The action movie Quentin Tarantino accused of false advertising: “You’ve got to give me what I paid for”

Misleading marketing has been the scourge of the film industry for a long time, and it was a bugbear Quentin Tarantino had over three decades ago when he was left less than impressed after the movie he was sold wasn’t quite the one he got when he saw it on the big screen.

The current trend is for musicals to cut their trailers together in such a way that they aren’t presented as musicals at all, an issue that left a lot of people disappointed when they discovered Joker: Folie à Deux was a drastic departure from its predecessor, but the issue runs much further than comic book sequels.

Nicolas Winding Refn and Ryan Gosling’s Drive was sued over its promotional materials painting it as something it wasn’t, but Tarantino’s major problem was indicative of what he called “an example of uptight American action movies” that refuse to paint their heroes in even the most subtle shades of grey.

The filmmaker is no stranger to antiheroes or turning figures who exist on the wrong side of the law into sympathetic, identifiable, and on the odd occasion undeniably cool cats the audience roots for, and he hates it when studios decide the best way to avoid any protagonist from being viewed in a negative light is to manipulate key scenes to their advantage.

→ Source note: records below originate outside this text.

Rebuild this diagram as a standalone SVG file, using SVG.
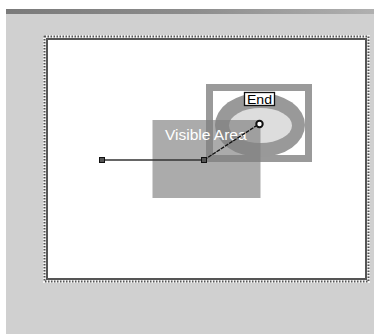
<svg xmlns="http://www.w3.org/2000/svg" width="374" height="334" viewBox="0 0 374 334">
<style>
.handle{fill:#555;stroke:#111;stroke-width:1}
.lbl{font-family:"Liberation Sans",Arial,sans-serif}
</style>
<defs>
<linearGradient id="bar" x1="0" x2="1" y1="0" y2="0">
<stop offset="0" stop-color="#7a7a7a"/>
<stop offset="0.5" stop-color="#8c8c8c"/>
<stop offset="1" stop-color="#b0b0b0"/>
</linearGradient>
</defs>
<rect x="0" y="0" width="374" height="334" fill="#ffffff"/>
<rect x="6" y="14" width="368" height="320" fill="#d0d0d0"/>
<rect x="6" y="9" width="368" height="5" fill="url(#bar)"/>
<g id="canvas">
<rect x="44.5" y="36.5" width="324" height="245" fill="#ffffff" stroke="#f2f2f2" stroke-width="3"/>
<rect x="44.5" y="36.5" width="324" height="245" fill="none" stroke="#555" stroke-width="2" stroke-dasharray="1.5,1.5"/>
<rect x="47" y="39" width="319" height="240" fill="#ffffff" stroke="#555" stroke-width="2"/>
</g>
<g id="end-node">
<rect x="209.5" y="87.5" width="99" height="71" fill="#ffffff" stroke="#9a9a9a" stroke-width="7"/>
<ellipse cx="260" cy="125" rx="45" ry="32" fill="#999999"/>
<ellipse cx="260.5" cy="125.5" rx="31.5" ry="17.5" fill="#dddddd"/>
<rect x="244.5" y="92.5" width="30" height="13" fill="#ffffff" stroke="#111" stroke-width="1.3"/>
<text class="lbl" x="247" y="103.5" font-size="13" textLength="25" lengthAdjust="spacingAndGlyphs" fill="#000">End</text>
</g>
<g id="visible-area">
<rect x="152.5" y="120" width="108" height="78" fill="#808080" fill-opacity="0.66"/>
<text class="lbl" x="165" y="140" font-size="15.5" fill="#ffffff">Visible Area</text>
</g>
<g id="connectors">
<line x1="102" y1="160" x2="204" y2="160" stroke="#333" stroke-width="1.5"/>
<line x1="204" y1="160" x2="259" y2="124" stroke="#111" stroke-width="1.3" stroke-dasharray="4,1"/>
</g>
<g id="handles">
<rect class="handle" x="99.5" y="157.5" width="5" height="5"/>
<rect class="handle" x="201.5" y="157.5" width="5" height="5"/>
<circle cx="259.5" cy="124" r="3.2" fill="#ffffff" stroke="#111" stroke-width="2"/>
</g>
</svg>
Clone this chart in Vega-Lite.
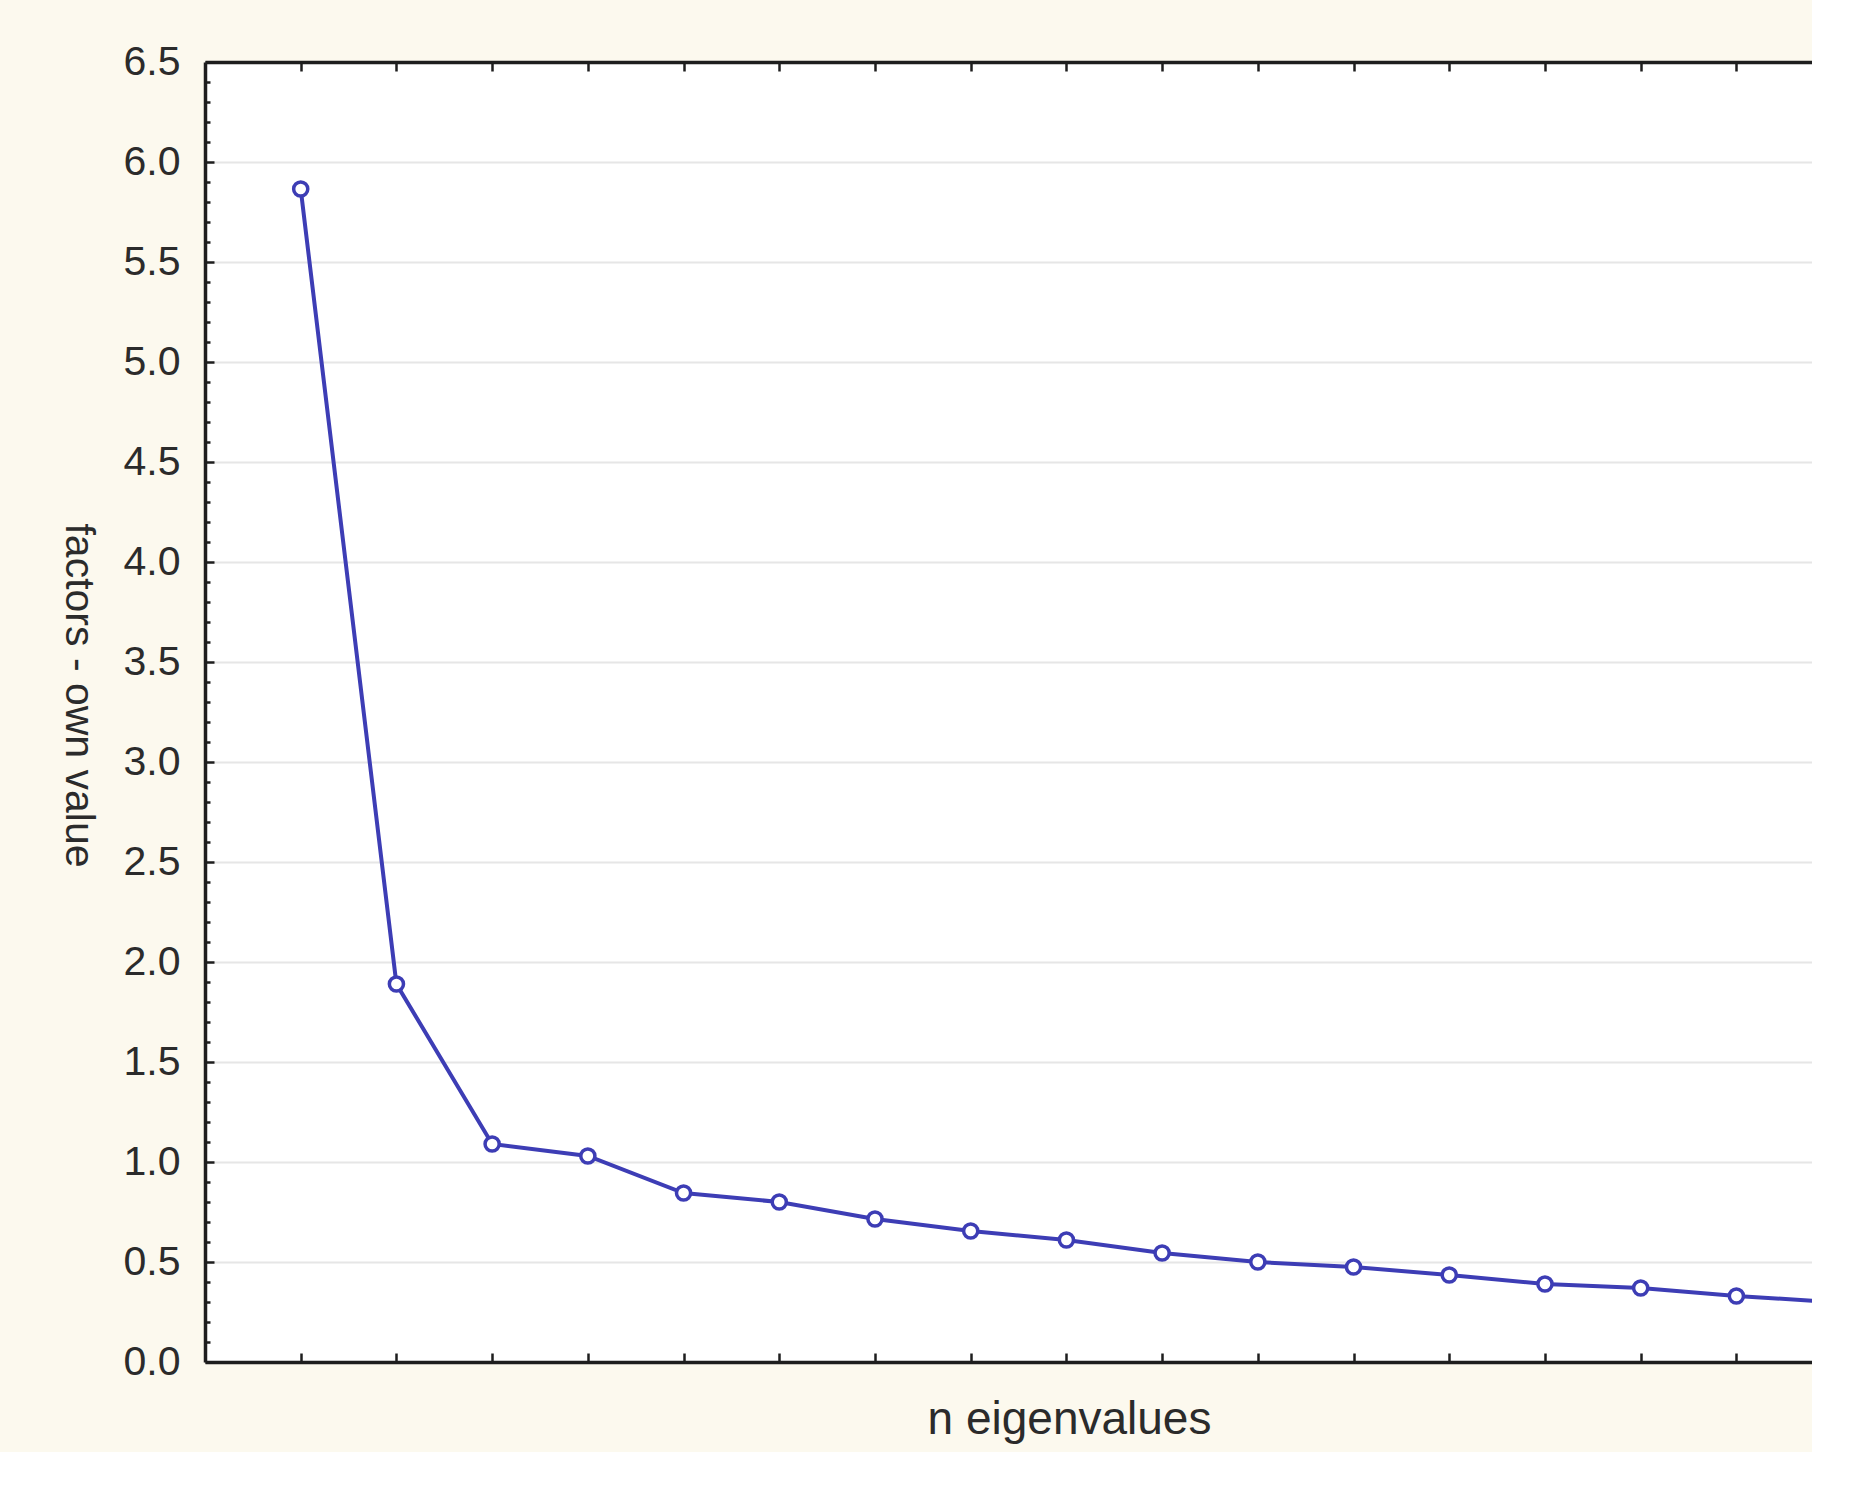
{
  "$schema": "https://vega.github.io/schema/vega-lite/v6.json",
  "width": 1607,
  "height": 1300,
  "autosize": {"type": "none"},
  "padding": {"left": 205, "top": 62, "right": 0, "bottom": 90},
  "background": "#fcf9ee",
  "config": {"view": {"fill": "white", "stroke": null}},
  "data": {
    "values": [
      {"n": 1, "v": 5.865},
      {"n": 2, "v": 1.89},
      {"n": 3, "v": 1.09},
      {"n": 4, "v": 1.03},
      {"n": 5, "v": 0.845},
      {"n": 6, "v": 0.8},
      {"n": 7, "v": 0.715},
      {"n": 8, "v": 0.655},
      {"n": 9, "v": 0.61},
      {"n": 10, "v": 0.545},
      {"n": 11, "v": 0.5},
      {"n": 12, "v": 0.475},
      {"n": 13, "v": 0.435},
      {"n": 14, "v": 0.39},
      {"n": 15, "v": 0.37},
      {"n": 16, "v": 0.33},
      {"n": 17, "v": 0.3}
    ]
  },
  "layer": [
    {
      "mark": {"type": "line", "color": "#3d3db5", "strokeWidth": 4, "clip": true},
      "encoding": {
        "x": {
          "field": "n",
          "type": "quantitative",
          "scale": {"domain": [0, 16.79], "nice": false, "zero": false},
          "axis": {
            "orient": "bottom",
            "values": [1, 2, 3, 4, 5, 6, 7, 8, 9, 10, 11, 12, 13, 14, 15, 16],
            "domain": true,
            "domainColor": "#1e1e1e",
            "domainWidth": 3.5,
            "ticks": true,
            "tickColor": "#1e1e1e",
            "tickWidth": 2.5,
            "tickSize": -9,
            "labels": false,
            "grid": false,
            "title": "n eigenvalues",
            "titleFont": "Liberation Sans",
            "titleFontSize": 46,
            "titleFontWeight": "normal",
            "titleColor": "#2b2b2b",
            "titleX": 864,
            "titleY": 71,
            "titleAlign": "center",
            "titleBaseline": "alphabetic"
          }
        },
        "y": {
          "field": "v",
          "type": "quantitative",
          "scale": {"domain": [0, 6.5], "nice": false},
          "axis": {
            "orient": "left",
            "values": [0, 0.5, 1, 1.5, 2, 2.5, 3, 3.5, 4, 4.5, 5, 5.5, 6, 6.5],
            "format": ".1f",
            "domain": true,
            "domainColor": "#1e1e1e",
            "domainWidth": 3.5,
            "ticks": true,
            "tickColor": "#1e1e1e",
            "tickWidth": 2.5,
            "tickSize": -9,
            "labelPadding": 34,
            "labelFont": "Liberation Sans",
            "labelFontSize": 41,
            "labelColor": "#2b2b2b",
            "labelOverlap": false,
            "labelBound": false,
            "labelFlush": false,
            "grid": true,
            "gridColor": "#e6e6e6",
            "gridWidth": 2,
            "title": "factors - own value",
            "titleFont": "Liberation Sans",
            "titleFontSize": 41,
            "titleFontWeight": "normal",
            "titleColor": "#2b2b2b",
            "titleAngle": 90,
            "titleX": -128,
            "titleY": 633,
            "titleAlign": "center",
            "titleBaseline": "middle"
          }
        }
      }
    },
    {
      "mark": {"type": "point", "shape": "circle", "filled": false, "fill": "white", "fillOpacity": 1, "color": "#3d3db5", "strokeWidth": 3.5, "size": 200, "opacity": 1, "clip": true},
      "encoding": {
        "x": {
          "field": "n",
          "type": "quantitative",
          "scale": {"domain": [0, 16.79], "nice": false, "zero": false},
          "axis": {
            "orient": "top",
            "values": [1, 2, 3, 4, 5, 6, 7, 8, 9, 10, 11, 12, 13, 14, 15, 16],
            "domain": true,
            "domainColor": "#1e1e1e",
            "domainWidth": 3.5,
            "ticks": true,
            "tickColor": "#1e1e1e",
            "tickWidth": 2.5,
            "tickSize": -9,
            "labels": false,
            "grid": false,
            "title": null
          }
        },
        "y": {
          "field": "v",
          "type": "quantitative",
          "axis": {
            "orient": "left",
            "values": [0.1, 0.2, 0.3, 0.4, 0.6, 0.7, 0.8, 0.9, 1.1, 1.2, 1.3, 1.4, 1.6, 1.7, 1.8, 1.9, 2.1, 2.2, 2.3, 2.4, 2.6, 2.7, 2.8, 2.9, 3.1, 3.2, 3.3, 3.4, 3.6, 3.7, 3.8, 3.9, 4.1, 4.2, 4.3, 4.4, 4.6, 4.7, 4.8, 4.9, 5.1, 5.2, 5.3, 5.4, 5.6, 5.7, 5.8, 5.9, 6.1, 6.2, 6.3, 6.4],
            "domain": false,
            "ticks": true,
            "tickColor": "#1e1e1e",
            "tickWidth": 2.5,
            "tickSize": -5,
            "labels": false,
            "grid": false,
            "title": null
          }
        }
      }
    }
  ],
  "resolve": {"axis": {"x": "independent", "y": "independent"}}
}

Tarantino’s case in point was Phillip Noyce’s Patriot Games, the first outing for Harrison Ford as Tom Clancy’s Jack Ryan. The good guy thwarts a terrorist attack and kills one of the bad guys, who turns out to be the brother of Sean Bean’s primary antagonist, Sean Miller. In retaliation, he sets out to ruin Ryan’s life, forcing his wife and daughter into a car accident that leaves them seriously injured.

Not best pleased with a job half done, Miller and his team infiltrate Ryan’s house to end their feud once and for all by murdering the ex-CIA agent and his family. Tarantino was promised a story about unrepentant revenge, and he couldn’t hide his frustrations at Patriot Games for failing to deliver.

“It’s supposed to be a revenge movie,” he railed to Dennis Hopper. “And as far as I’m concerned, if you’re going to make a revenge movie, you’ve got to let the hero get revenge. There’s a purity in that. You can moralise after the fact all you want, but people paid seven dollars to see it. So you set it up, and the lead guy gets screwed over. And then, you want to see him kill the bad guys with his bare hands, if possible. They’ve got to pay for their sins.”

Ford’s Ryan doesn’t get revenge, with Tarantino furious at the cop-out that saw him accidentally kill Bean’s Miller instead of straight-up murdering him in retribution. “If you want to deal with morality after that, that’s fine,” he continued. “But you’ve got to give me what I paid for. If you’re going to invite me to a dance, you’ve got to let me dance.”

Patriot Games neither gave him what he paid for or let him dance at the dance he’d be invited to, which is why he felt to call the film out for its uptight sense of black-and-white moralising.